A. Situation analysis
Description of the disaster
On 22 March 2021, a massive fire swept through the camp settlement in Cox's Bazar, Bangladesh, destroying shelters and facilities and endangering lives across four camps. So far, 11 casualties have been reported, and 55,000 people have been displaced. According to data shared by the camp authority, a total of 563 people from the affected camps have been injured and 339 are missing. It is understood that there are approximately 10,000 damaged shelters. Further reference information regarding this event can be found in Situation Report #2 and Situation Report #3 of this document, in addition to the ISCG press release.
The fire originated from block D in Camp 8W at about 3.00pm local time on 22 March 2021. The frequent wind flow made the fire spread quickly to other camps comprising camps 8E, 9, and 10, completely razing a huge amount of infrastructure – these included shelters, mosques, community centres, learning centres, service centres, shops, LPG (liquefied petroleum gas) storage sheds and Camp-in-Charge (CiC) offices. The fire was put out in three camps (8E, 8W and 9) around 9.45 PM the same day (22 March 2021), and at 1:00 am on 23 March in Camp 10, by the Fire Service and Civil Defence (FSCD) teams with support from the Cyclone Preparedness Programme (CPP) volunteers and BDRCS staff (Population Movement Operation (PMO) and Myanmar Refugee Relief Operation). Due to the threat of the fast-moving fire, families living in seven adjacent camps were also evacuated to safer ground.
According to the Flash Update issued by the ISCG Secretariat, among the essential facilities impacted by the fire are the IOM primary healthcare clinic, MSF clinic, Turkish hospital and LPG distribution points. No BDRCS facility or infrastructure has been affected as a relatively small amount of programming is undertaken in the affected areas.
While there has been a history of several fires in the camp settlement in past times including two incidents in January this year, the intensity and scale of this latest fire is unprecedented. Cramped conditions in the severely congested settlement are believed to have contributed to the quick escalation of the fire.

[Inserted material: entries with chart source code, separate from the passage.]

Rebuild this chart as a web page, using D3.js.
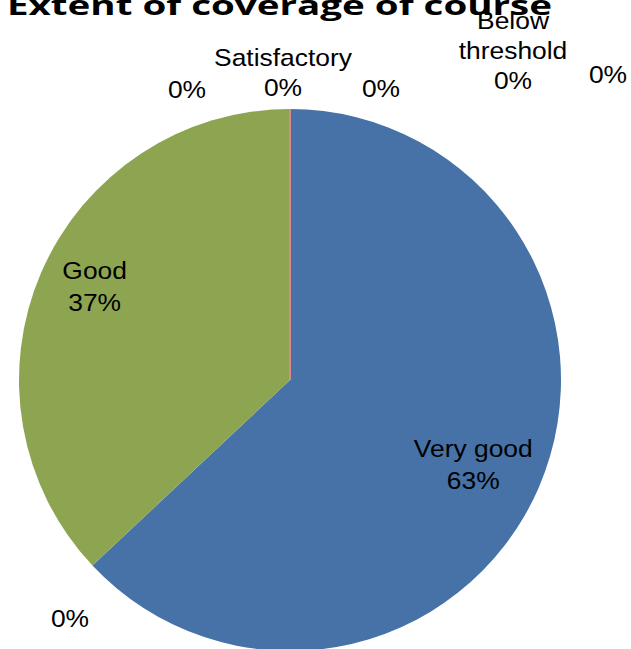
<!DOCTYPE html>
<html>
<head>
<meta charset="utf-8">
<script src="https://cdn.jsdelivr.net/npm/d3@7/dist/d3.min.js"></script>
<style>
  html, body { margin: 0; padding: 0; background: #ffffff; }
  svg { display: block; }
</style>
</head>
<body>
<svg id="chart" width="631" height="649"></svg>
<script>
// ---- data ----
const title = "Extent of coverage of course";
const categories = ["Very good", "", "Good", "", "Satisfactory", "", "Below threshold", ""];
const values = [63, 0, 37, 0, 0, 0, 0, 0];
const colors = ["#4672A7", "#C0504D", "#8DA550", "#D98A88", "#8064A2", "#4BACC6", "#F79646", "#2C4D75"];

// ---- layout (not data) ----
const W = 631, H = 649;
const cx = 290, cy = 380, R = 271;
const labelFont = "'Liberation Sans', Arial, sans-serif";
const labelSize = 24;
const labelStretch = 1.1;
const lineGap = 31;
// label radius factor / angle nudge (deg) for the non-zero slices
const labelRadius = { 0: 0.745, 2: 0.80 };
const labelNudge = { 0: 1.4, 2: 2.3 };
// label anchor for zero-size slices (Excel pushes them outside)
const zeroLabelPos = {
  1: [70, 627],
  3: [187, 98],
  4: [283, 96],
  5: [381, 97],
  6: [513, 89],
  7: [608, 83]
};

const svg = d3.select("#chart");

const total = d3.sum(values);
const data = categories.map((c, i) => ({ name: c, value: values[i], color: colors[i], idx: i }));

const pie = d3.pie().sort(null).value(d => d.value);
const arcs = pie(data);
const arc = d3.arc().innerRadius(0).outerRadius(R);

const g = svg.append("g").attr("transform", `translate(${cx},${cy})`);

g.selectAll("path.slice")
  .data(arcs.filter(a => a.value > 0))
  .join("path")
  .attr("class", "slice")
  .attr("d", arc)
  .attr("fill", d => d.data.color);

// zero slices at the top seam appear as a thin line
g.selectAll("path.zero")
  .data(arcs.filter(a => a.value === 0 && a.startAngle > Math.PI * 1.99))
  .join("path")
  .attr("class", "zero")
  .attr("d", arc)
  .attr("fill", "none")
  .attr("stroke", "#D98A88")
  .attr("stroke-width", 1.5);

// ---- labels ----
const fmt = v => Math.round(v / total * 100) + "%";

arcs.forEach(a => {
  let lines = [];
  if (a.data.name === "Below threshold") lines = ["Below", "threshold"];
  else if (a.data.name) lines = [a.data.name];
  lines = lines.concat([fmt(a.value)]);
  let x, yBase, gap;
  if (a.value > 0) {
    const i = a.data.idx;
    const ang = (a.startAngle + a.endAngle) / 2 + labelNudge[i] * Math.PI / 180;
    const r = R * labelRadius[i];
    x = cx + r * Math.sin(ang);
    const yc = cy - r * Math.cos(ang);
    gap = 32;
    yBase = yc + labelSize * 0.36 - (lines.length - 1) * gap / 2;
  } else {
    const p = zeroLabelPos[a.data.idx];
    gap = 30;
    x = p[0];
    yBase = p[1] - (lines.length - 1) * gap;
  }
  const t = svg.append("text")
    .attr("text-anchor", "middle")
    .attr("font-family", labelFont)
    .attr("font-size", labelSize)
    .attr("fill", "#000")
    .attr("transform", `translate(${x},0) scale(${labelStretch},1)`);
  lines.forEach((ln, k) => {
    t.append("tspan").attr("x", 0).attr("y", yBase + k * gap).text(ln);
  });
});

// ---- title ----
svg.append("text")
  .attr("x", 7)
  .attr("y", 15)
  .attr("font-family", "'Open Sans', 'Noto Sans', sans-serif")
  .attr("font-weight", "bold")
  .attr("font-size", 27)
  .attr("textLength", 545)
  .attr("lengthAdjust", "spacingAndGlyphs")
  .attr("fill", "#000")
  .text(title);
</script>
</body>
</html>
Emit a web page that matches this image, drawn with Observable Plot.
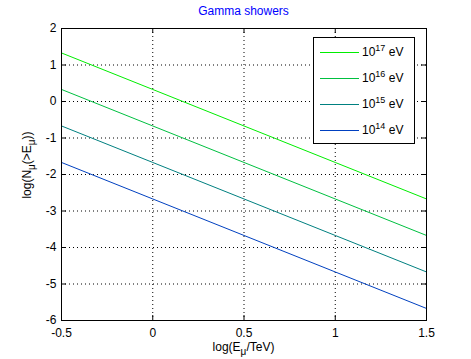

The camp settlement in Cox’s Bazar is home to about 877,000 displaced people from Rakhine State in Myanmar who crossed the border into Bangladesh in 2017. The camps are the programming area of a multitude of humanitarian actors including the UN and the Bangladesh Red Crescent Society who are providing a range of humanitarian services to the camp population as well as a smaller population of local communities living on the periphery of the settlement, and who have been adversely affected by the large influx of displaced people.